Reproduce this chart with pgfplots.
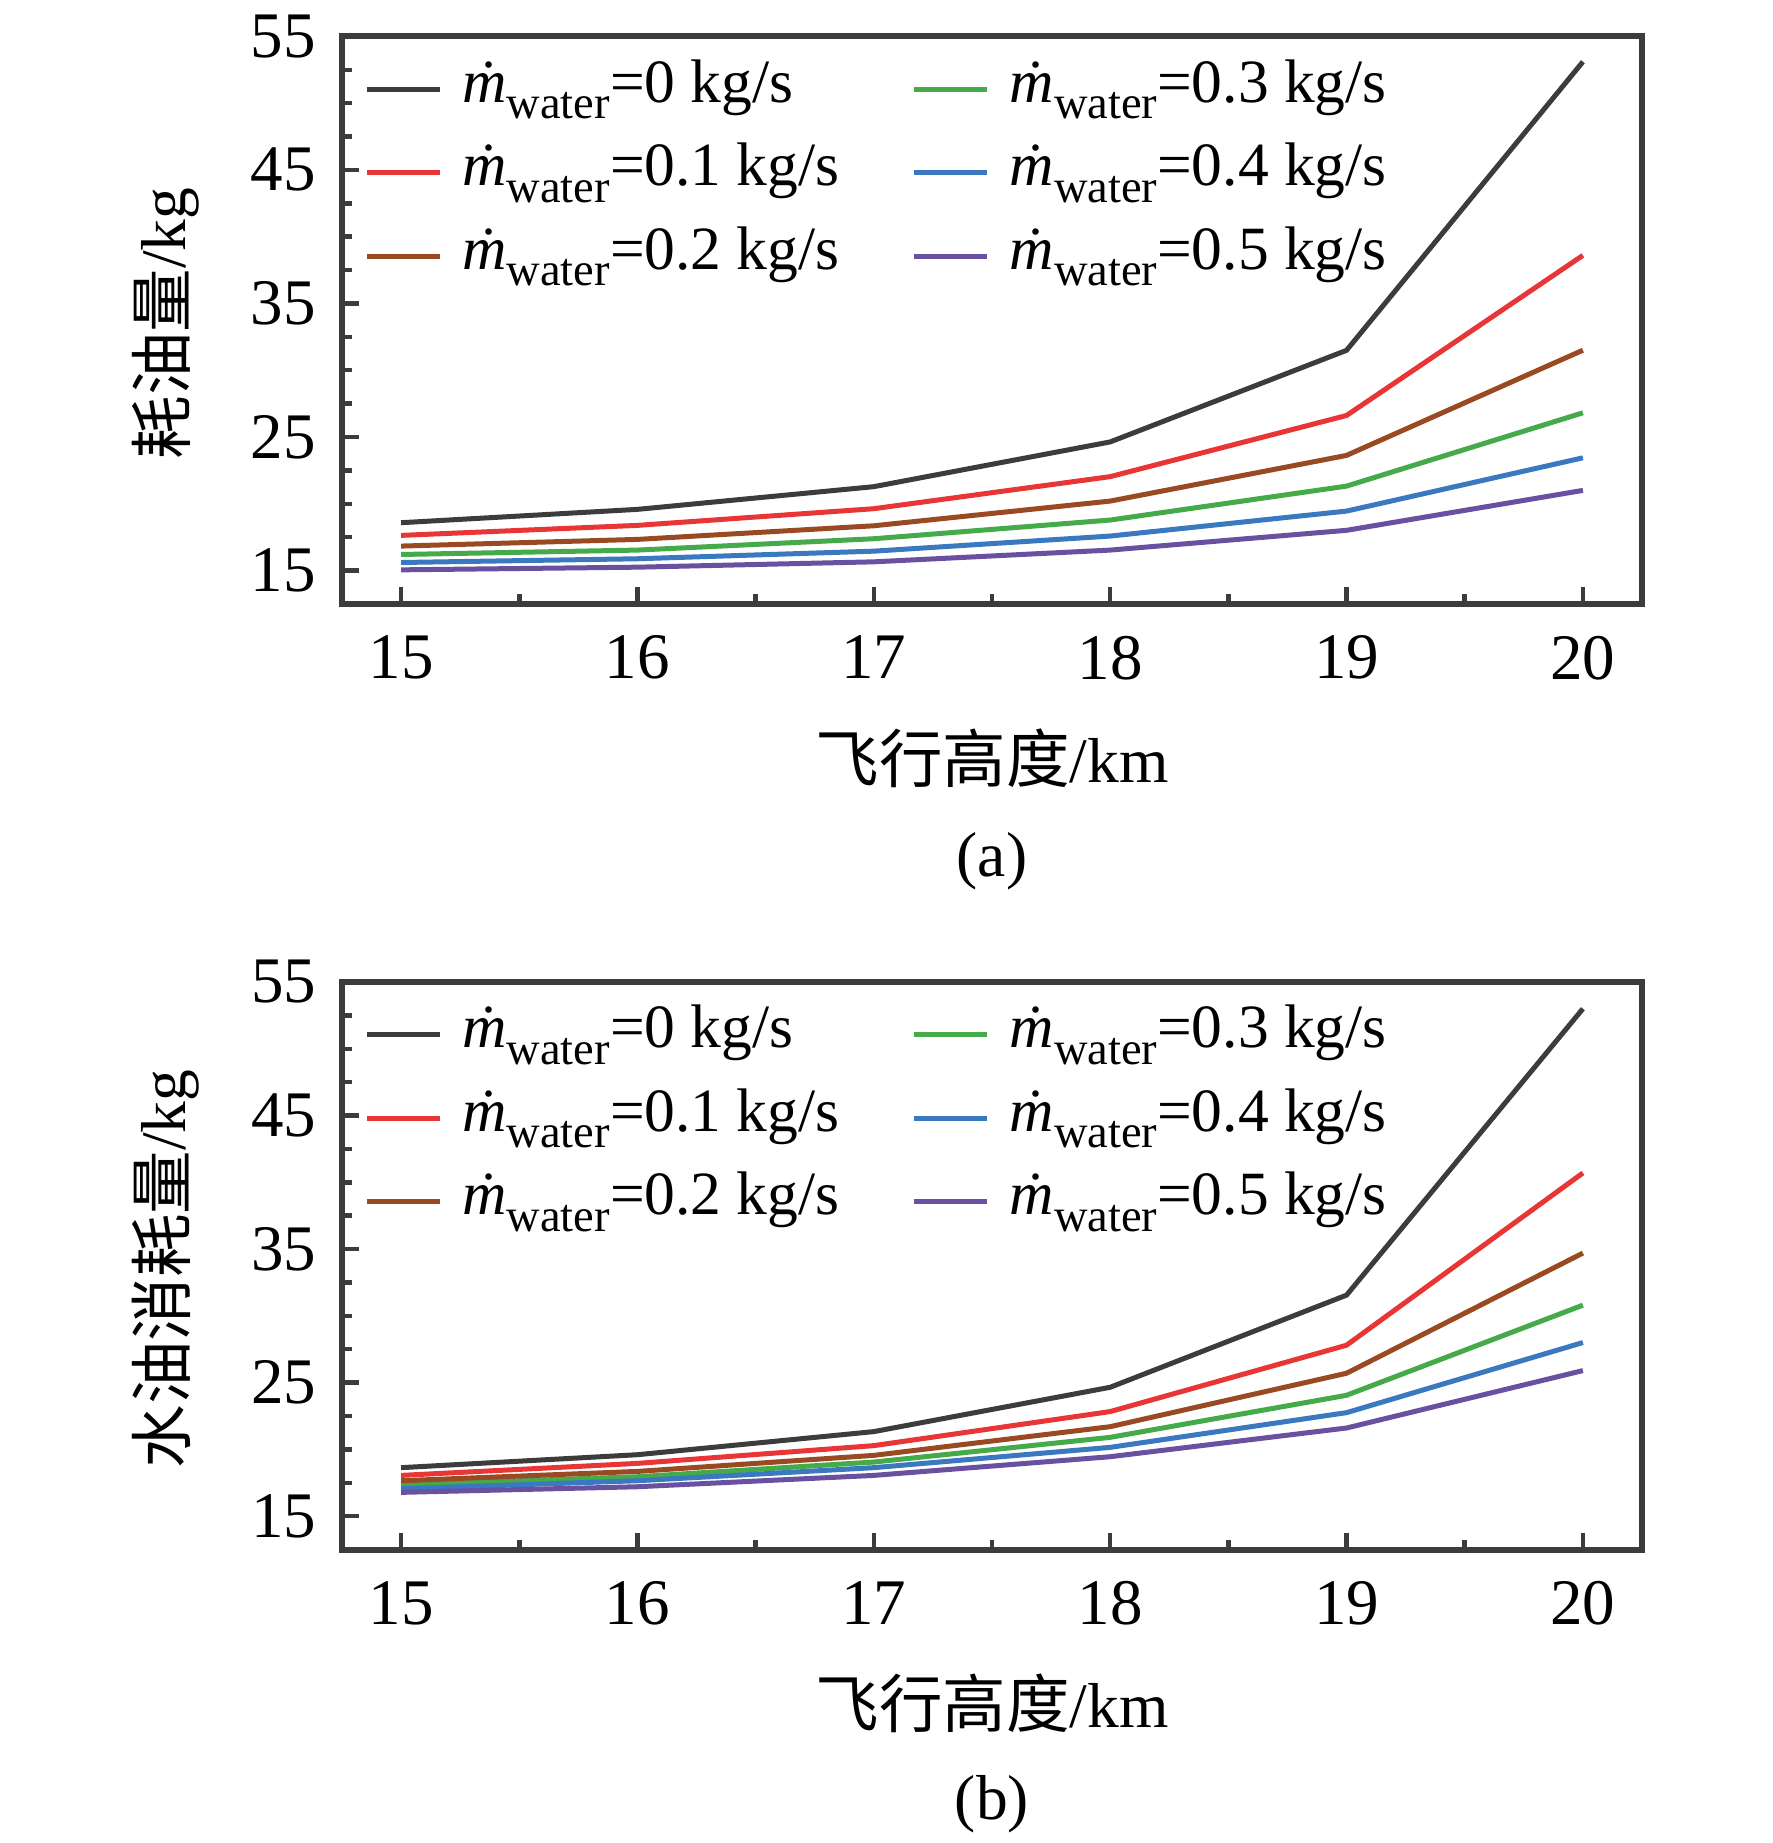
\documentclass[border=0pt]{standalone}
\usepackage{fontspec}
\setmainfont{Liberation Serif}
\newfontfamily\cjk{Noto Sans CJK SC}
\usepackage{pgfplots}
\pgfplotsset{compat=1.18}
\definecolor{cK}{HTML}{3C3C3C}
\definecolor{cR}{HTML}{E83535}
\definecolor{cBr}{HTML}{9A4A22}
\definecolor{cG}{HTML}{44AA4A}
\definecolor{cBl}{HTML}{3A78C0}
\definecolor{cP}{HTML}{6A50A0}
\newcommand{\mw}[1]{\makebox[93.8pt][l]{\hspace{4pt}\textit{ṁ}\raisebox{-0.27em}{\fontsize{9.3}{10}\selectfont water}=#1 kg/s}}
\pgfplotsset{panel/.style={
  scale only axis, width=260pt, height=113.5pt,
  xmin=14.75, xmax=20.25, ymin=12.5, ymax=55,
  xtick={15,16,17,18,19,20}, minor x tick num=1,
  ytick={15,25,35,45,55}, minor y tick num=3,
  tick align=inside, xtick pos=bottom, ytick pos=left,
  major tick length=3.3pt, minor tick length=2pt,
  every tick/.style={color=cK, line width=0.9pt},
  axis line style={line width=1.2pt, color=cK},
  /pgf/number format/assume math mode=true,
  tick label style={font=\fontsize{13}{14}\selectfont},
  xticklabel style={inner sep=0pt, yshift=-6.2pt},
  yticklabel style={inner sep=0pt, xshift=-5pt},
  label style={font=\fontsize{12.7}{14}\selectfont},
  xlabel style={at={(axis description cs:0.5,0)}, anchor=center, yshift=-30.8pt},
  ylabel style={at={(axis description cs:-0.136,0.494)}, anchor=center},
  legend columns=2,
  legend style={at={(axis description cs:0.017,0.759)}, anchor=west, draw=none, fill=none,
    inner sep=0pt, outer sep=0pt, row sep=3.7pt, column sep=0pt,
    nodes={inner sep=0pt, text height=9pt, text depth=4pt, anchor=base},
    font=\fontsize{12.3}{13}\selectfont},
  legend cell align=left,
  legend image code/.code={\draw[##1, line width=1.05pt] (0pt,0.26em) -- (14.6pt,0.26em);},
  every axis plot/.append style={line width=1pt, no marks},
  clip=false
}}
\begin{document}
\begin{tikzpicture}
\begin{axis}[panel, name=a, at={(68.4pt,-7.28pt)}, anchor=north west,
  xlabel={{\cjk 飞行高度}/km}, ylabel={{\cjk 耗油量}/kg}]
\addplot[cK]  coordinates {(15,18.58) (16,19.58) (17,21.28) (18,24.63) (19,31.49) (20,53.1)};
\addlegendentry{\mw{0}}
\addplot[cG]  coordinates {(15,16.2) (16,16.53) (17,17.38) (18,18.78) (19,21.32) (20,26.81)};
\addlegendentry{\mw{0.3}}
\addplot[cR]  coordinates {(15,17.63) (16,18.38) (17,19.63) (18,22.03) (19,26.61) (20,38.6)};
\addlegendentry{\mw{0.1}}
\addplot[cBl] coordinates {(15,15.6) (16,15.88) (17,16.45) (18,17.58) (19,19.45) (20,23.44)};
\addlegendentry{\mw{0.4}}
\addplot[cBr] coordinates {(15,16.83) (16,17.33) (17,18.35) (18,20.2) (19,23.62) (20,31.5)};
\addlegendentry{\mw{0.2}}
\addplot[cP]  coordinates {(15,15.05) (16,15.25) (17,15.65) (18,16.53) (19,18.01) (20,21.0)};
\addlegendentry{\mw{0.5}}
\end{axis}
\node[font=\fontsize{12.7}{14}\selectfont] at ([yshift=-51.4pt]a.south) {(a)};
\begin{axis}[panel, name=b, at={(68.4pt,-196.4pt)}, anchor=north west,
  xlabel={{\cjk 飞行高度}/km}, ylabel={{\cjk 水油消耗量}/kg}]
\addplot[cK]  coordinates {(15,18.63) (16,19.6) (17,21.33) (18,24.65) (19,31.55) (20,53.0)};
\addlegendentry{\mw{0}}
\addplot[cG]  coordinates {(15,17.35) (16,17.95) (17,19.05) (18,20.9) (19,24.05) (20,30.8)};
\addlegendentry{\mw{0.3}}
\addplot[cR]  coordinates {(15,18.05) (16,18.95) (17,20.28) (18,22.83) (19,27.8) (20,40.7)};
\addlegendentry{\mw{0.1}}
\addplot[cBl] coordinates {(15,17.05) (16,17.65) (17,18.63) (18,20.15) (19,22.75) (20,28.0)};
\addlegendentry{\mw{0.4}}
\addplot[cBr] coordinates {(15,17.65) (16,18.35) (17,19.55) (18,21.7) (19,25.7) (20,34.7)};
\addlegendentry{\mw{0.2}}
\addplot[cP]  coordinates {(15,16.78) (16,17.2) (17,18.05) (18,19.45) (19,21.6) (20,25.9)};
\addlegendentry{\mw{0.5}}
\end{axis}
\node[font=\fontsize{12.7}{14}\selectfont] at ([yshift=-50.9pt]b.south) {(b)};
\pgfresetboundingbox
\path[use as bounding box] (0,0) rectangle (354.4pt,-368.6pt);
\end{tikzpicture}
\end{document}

--------------------

- _Direction_
All of the lines above should be retyped precisely, apart from the pictures.

- _Answer to this problem_
Reproduce this chart with pgfplots.
\documentclass[border=0pt]{standalone}
\usepackage{fontspec}
\setmainfont{Liberation Serif}
\newfontfamily\cjk{Noto Sans CJK SC}
\usepackage{pgfplots}
\pgfplotsset{compat=1.18}
\definecolor{cK}{HTML}{3C3C3C}
\definecolor{cR}{HTML}{E83535}
\definecolor{cBr}{HTML}{9A4A22}
\definecolor{cG}{HTML}{44AA4A}
\definecolor{cBl}{HTML}{3A78C0}
\definecolor{cP}{HTML}{6A50A0}
\newcommand{\mw}[1]{\makebox[93.8pt][l]{\hspace{4pt}\textit{ṁ}\raisebox{-0.27em}{\fontsize{9.3}{10}\selectfont water}=#1 kg/s}}
\pgfplotsset{panel/.style={
  scale only axis, width=260pt, height=113.5pt,
  xmin=14.75, xmax=20.25, ymin=12.5, ymax=55,
  xtick={15,16,17,18,19,20}, minor x tick num=1,
  ytick={15,25,35,45,55}, minor y tick num=3,
  tick align=inside, xtick pos=bottom, ytick pos=left,
  major tick length=3.3pt, minor tick length=2pt,
  every tick/.style={color=cK, line width=0.9pt},
  axis line style={line width=1.2pt, color=cK},
  /pgf/number format/assume math mode=true,
  tick label style={font=\fontsize{13}{14}\selectfont},
  xticklabel style={inner sep=0pt, yshift=-6.2pt},
  yticklabel style={inner sep=0pt, xshift=-5pt},
  label style={font=\fontsize{12.7}{14}\selectfont},
  xlabel style={at={(axis description cs:0.5,0)}, anchor=center, yshift=-30.8pt},
  ylabel style={at={(axis description cs:-0.136,0.494)}, anchor=center},
  legend columns=2,
  legend style={at={(axis description cs:0.017,0.759)}, anchor=west, draw=none, fill=none,
    inner sep=0pt, outer sep=0pt, row sep=3.7pt, column sep=0pt,
    nodes={inner sep=0pt, text height=9pt, text depth=4pt, anchor=base},
    font=\fontsize{12.3}{13}\selectfont},
  legend cell align=left,
  legend image code/.code={\draw[##1, line width=1.05pt] (0pt,0.26em) -- (14.6pt,0.26em);},
  every axis plot/.append style={line width=1pt, no marks},
  clip=false
}}
\begin{document}
\begin{tikzpicture}
\begin{axis}[panel, name=a, at={(68.4pt,-7.28pt)}, anchor=north west,
  xlabel={{\cjk 飞行高度}/km}, ylabel={{\cjk 耗油量}/kg}]
\addplot[cK]  coordinates {(15,18.58) (16,19.58) (17,21.28) (18,24.63) (19,31.49) (20,53.1)};
\addlegendentry{\mw{0}}
\addplot[cG]  coordinates {(15,16.2) (16,16.53) (17,17.38) (18,18.78) (19,21.32) (20,26.81)};
\addlegendentry{\mw{0.3}}
\addplot[cR]  coordinates {(15,17.63) (16,18.38) (17,19.63) (18,22.03) (19,26.61) (20,38.6)};
\addlegendentry{\mw{0.1}}
\addplot[cBl] coordinates {(15,15.6) (16,15.88) (17,16.45) (18,17.58) (19,19.45) (20,23.44)};
\addlegendentry{\mw{0.4}}
\addplot[cBr] coordinates {(15,16.83) (16,17.33) (17,18.35) (18,20.2) (19,23.62) (20,31.5)};
\addlegendentry{\mw{0.2}}
\addplot[cP]  coordinates {(15,15.05) (16,15.25) (17,15.65) (18,16.53) (19,18.01) (20,21.0)};
\addlegendentry{\mw{0.5}}
\end{axis}
\node[font=\fontsize{12.7}{14}\selectfont] at ([yshift=-51.4pt]a.south) {(a)};
\begin{axis}[panel, name=b, at={(68.4pt,-196.4pt)}, anchor=north west,
  xlabel={{\cjk 飞行高度}/km}, ylabel={{\cjk 水油消耗量}/kg}]
\addplot[cK]  coordinates {(15,18.63) (16,19.6) (17,21.33) (18,24.65) (19,31.55) (20,53.0)};
\addlegendentry{\mw{0}}
\addplot[cG]  coordinates {(15,17.35) (16,17.95) (17,19.05) (18,20.9) (19,24.05) (20,30.8)};
\addlegendentry{\mw{0.3}}
\addplot[cR]  coordinates {(15,18.05) (16,18.95) (17,20.28) (18,22.83) (19,27.8) (20,40.7)};
\addlegendentry{\mw{0.1}}
\addplot[cBl] coordinates {(15,17.05) (16,17.65) (17,18.63) (18,20.15) (19,22.75) (20,28.0)};
\addlegendentry{\mw{0.4}}
\addplot[cBr] coordinates {(15,17.65) (16,18.35) (17,19.55) (18,21.7) (19,25.7) (20,34.7)};
\addlegendentry{\mw{0.2}}
\addplot[cP]  coordinates {(15,16.78) (16,17.2) (17,18.05) (18,19.45) (19,21.6) (20,25.9)};
\addlegendentry{\mw{0.5}}
\end{axis}
\node[font=\fontsize{12.7}{14}\selectfont] at ([yshift=-50.9pt]b.south) {(b)};
\pgfresetboundingbox
\path[use as bounding box] (0,0) rectangle (354.4pt,-368.6pt);
\end{tikzpicture}
\end{document}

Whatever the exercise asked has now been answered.